Draft Angles: Adequate draft (1°–3° or more depending on part depth and texture) aids in smooth part release.
7. Mold Alignment and Precision
High Tolerance Machining: Precise alignment between core and cavity halves is critical to avoid flash or mismatch.
Guide Pillars and Bushes: Should be robust and accurately aligned for repeatable closure.
8. Flow Simulation and Mold Analysis
Mold Flow Analysis (CAE Tools): Use simulation software (like Moldflow or Moldex3D) to predict and optimize:
Fill time
Pressure drop
Weld lines
Air traps
Cooling efficiency
This step is crucial for avoiding costly redesigns and ensuring first-time-right tooling.
9. Maintenance and Accessibility
Modular Design: Design moulds for easy maintenance and cavity replacement.
Wear Parts: Ensure components like gates, runners, and ejector systems are easily serviceable.
10. Cost and Production Volume
Initial Cost vs.

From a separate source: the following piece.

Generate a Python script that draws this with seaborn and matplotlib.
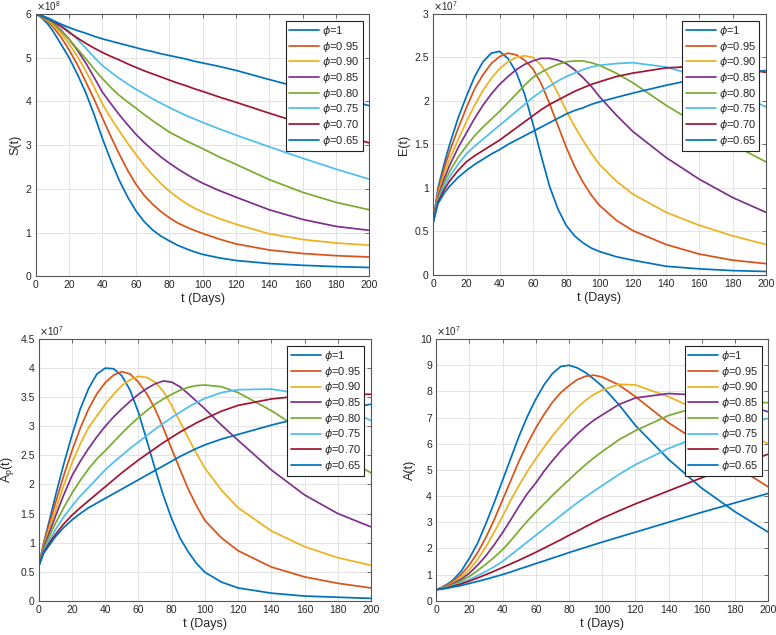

Lifecycle Cost: Multi-cavity tools are expensive upfront but reduce per-part costs significantly in high-volume production.
Cavity Number Optimization: Must balance between mold size, machine tonnage, cycle time, and part demand.
Conclusion
Designing dies for multi-cavity houseware moulds requires a holistic approach involving material selection, flow balance, thermal management, and precise engineering. A well-designed mould not only enhances product consistency but also ensures long-term productivity, reduced cycle times, and lower production costs. Incorporating advanced simulation and precision manufacturing techniques can greatly improve the success of such tooling projects.